Acclaim
Past meets present in engaging debut CD by Spanish violinist

As its title suggests, Francisco Fullana’s debut recording ‘Through the Lens of Time’ sees the talented Spanish violinist bring together four diverse works which, in different ways, engage with the music of the past.

The most obvious and direct engagement appears in the form of Max Richter’s The Four Seasons Recomposed (2012), wherein the composer tries to recapture the first flush and frisson of excitement he experienced as a child from first hearing Vivaldi’s well-known work. Fullana captures this innocence in a way that Daniel Hope’s far more assertive and outwardly expressive performance does not (DG, 2/13), and is more in keeping with the Baroque spirit of the original.
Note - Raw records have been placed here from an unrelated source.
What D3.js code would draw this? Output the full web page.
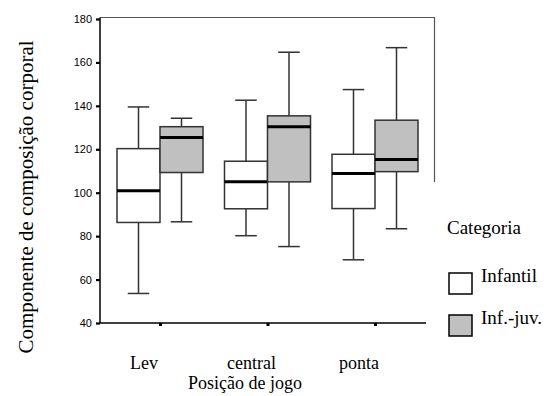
<!DOCTYPE html>
<html>
<head>
<meta charset="utf-8">
<script src="https://cdn.jsdelivr.net/npm/d3@7"></script>
<style>
  body { margin: 0; background: #fff; }
  svg text { fill: #000; }
  .tick text { font-family: "Liberation Sans", Arial, sans-serif; font-size: 11px; }
</style>
</head>
<body>
<svg id="chart" width="555" height="396"></svg>
<script>
// positions on x axis
const categories = ['Lev', 'central', 'ponta'];
const series = ['Infantil', 'Inf.-juv.'];
const yTicks = [40, 60, 80, 100, 120, 140, 160, 180];

// box stats per category, one array per series: [min, q1, median, q3, max]
const infantil = [
  [53.6, 86.3, 100.9, 120.3, 139.5],
  [80.2, 92.6, 105.1, 114.5, 142.6],
  [69.1, 92.7, 108.8, 117.7, 147.5]
];
const infJuv = [
  [86.6, 109.3, 125.4, 130.4, 134.3],
  [75.2, 105.0, 130.4, 135.4, 164.7],
  [83.4, 109.7, 115.3, 133.4, 166.8]
];

const fills = ['#ffffff', '#c0c0c0'];
const serif = '"Liberation Serif", "DejaVu Serif", serif';

const svg = d3.select('#chart');

const x = d3.scalePoint().domain(categories).range([160, 375]);
const inner = d3.scaleBand().domain(series).range([-43, 43]);
const y = d3.scaleLinear().domain([40, 180]).range([323, 19]);

const boxes = [];
categories.forEach((c, i) => {
  boxes.push({ cat: c, s: series[0], v: infantil[i] });
  boxes.push({ cat: c, s: series[1], v: infJuv[i] });
});

// frame top + right
svg.append('line').attr('x1', 100).attr('x2', 435).attr('y1', 17.5).attr('y2', 17.5)
  .attr('stroke', '#555').attr('stroke-width', 1.2);
svg.append('line').attr('x1', 434.5).attr('x2', 434.5).attr('y1', 17.5).attr('y2', 182)
  .attr('stroke', '#555').attr('stroke-width', 1.2);

const g = svg.append('g');
const bw = inner.bandwidth();

const box = g.selectAll('.box').data(boxes).enter().append('g')
  .attr('class', 'box')
  .attr('transform', d => 'translate(' + (x(d.cat) + inner(d.s)) + ',0)');

// whiskers
box.append('line')
  .attr('x1', bw / 2).attr('x2', bw / 2)
  .attr('y1', d => y(d.v[0])).attr('y2', d => y(d.v[1]))
  .attr('stroke', '#333').attr('stroke-width', 1.5);
box.append('line')
  .attr('x1', bw / 2).attr('x2', bw / 2)
  .attr('y1', d => y(d.v[3])).attr('y2', d => y(d.v[4]))
  .attr('stroke', '#333').attr('stroke-width', 1.5);
[0, 4].forEach(k => {
  box.append('line')
    .attr('x1', bw / 4).attr('x2', bw * 3 / 4)
    .attr('y1', d => y(d.v[k])).attr('y2', d => y(d.v[k]))
    .attr('stroke', '#333').attr('stroke-width', 1.5);
});

box.append('rect')
  .attr('x', 0).attr('width', bw)
  .attr('y', d => y(d.v[3]))
  .attr('height', d => y(d.v[1]) - y(d.v[3]))
  .attr('fill', d => fills[series.indexOf(d.s)])
  .attr('stroke', '#333').attr('stroke-width', 1.5);

box.append('line')
  .attr('x1', 0).attr('x2', bw)
  .attr('y1', d => y(d.v[2])).attr('y2', d => y(d.v[2]))
  .attr('stroke', '#000').attr('stroke-width', 3);

// y axis
const yAxis = svg.append('g')
  .attr('transform', 'translate(100,0)')
  .call(d3.axisLeft(y).tickValues(yTicks).tickSize(4).tickPadding(4));
yAxis.select('.domain').attr('d', 'M0,17.5V' + y(40)).attr('stroke', '#000').attr('stroke-width', 1.5);
yAxis.selectAll('.tick line').attr('stroke-width', 2.2);

// x axis
const xAxis = svg.append('g')
  .attr('transform', 'translate(0,' + y(40) + ')')
  .call(d3.axisBottom(x).tickSize(3).tickFormat(''));
xAxis.select('.domain').attr('d', 'M100,0H426').attr('stroke', '#000').attr('stroke-width', 1.5);
xAxis.selectAll('.tick line').attr('stroke-width', 3);

svg.append('g').selectAll('text').data(categories).enter().append('text')
  .attr('x', d => x(d) - 16)
  .attr('y', 369)
  .attr('text-anchor', 'middle')
  .style('font-family', serif)
  .style('font-size', '18px')
  .text(d => d);

svg.append('text')
  .attr('x', 245).attr('y', 389)
  .attr('text-anchor', 'middle')
  .style('font-family', serif)
  .style('font-size', '18px')
  .text('Posição de jogo');

svg.append('text')
  .attr('transform', 'translate(33,197) rotate(-90)')
  .attr('text-anchor', 'middle')
  .style('font-family', serif)
  .style('font-size', '21px')
  .text('Componente de composição corporal');

// legend
svg.append('text')
  .attr('x', 447).attr('y', 234)
  .style('font-family', serif)
  .style('font-size', '19px')
  .text('Categoria');

const leg = svg.append('g').selectAll('g').data(series).enter().append('g')
  .attr('transform', (d, i) => 'translate(449,' + (273 + i * 42) + ')');
leg.append('rect')
  .attr('width', 23).attr('height', 21)
  .attr('fill', (d, i) => fills[i])
  .attr('stroke', '#000').attr('stroke-width', 1.5);
leg.append('text')
  .attr('x', 32).attr('y', 9)
  .style('font-family', serif)
  .style('font-size', '19px')
  .text(d => d);
</script>
</body>
</html>
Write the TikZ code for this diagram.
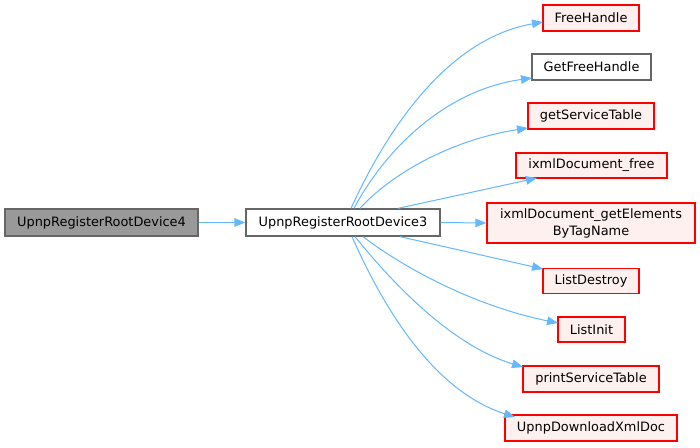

‘Spring’ opens with an ever-increasing panoply of looping birdsong-like fragments drawn from Vivaldi above a Coldplay-inspired chord sequence, and Richter’s synthesis of pop and minimalism has brought him some success as a composer for film and TV. This is something we may not readily associate with Alfred Schnittke, yet the Russian’s salvaging from the cutting-room floor of musical material originally designed for the cinema screen brought about his Suite in the Old Style. Rarely straying beyond pastiche, the suite nevertheless reflects Schnittke’s innate understanding and appreciation of 18th-century dance forms. Fullana imparts a spirited dancelike quality throughout, including the fugue movement, and is adequately supported by David Fung’s unfussy accompaniment. Catalan composer SalvadorBrotons’s unremarkable Variacions sobre un tema barroc also keeps close to the 18th-century song upon which it draws.

The highlight, however, is Fullana’s account of the Korean mid-20th-century composer Isang Yun’s Königliches Thema for solo violin. By turns terse and explosive, Fullana’s compelling performance counters any criticisms that his playing sometimes lacks weight and muscularity.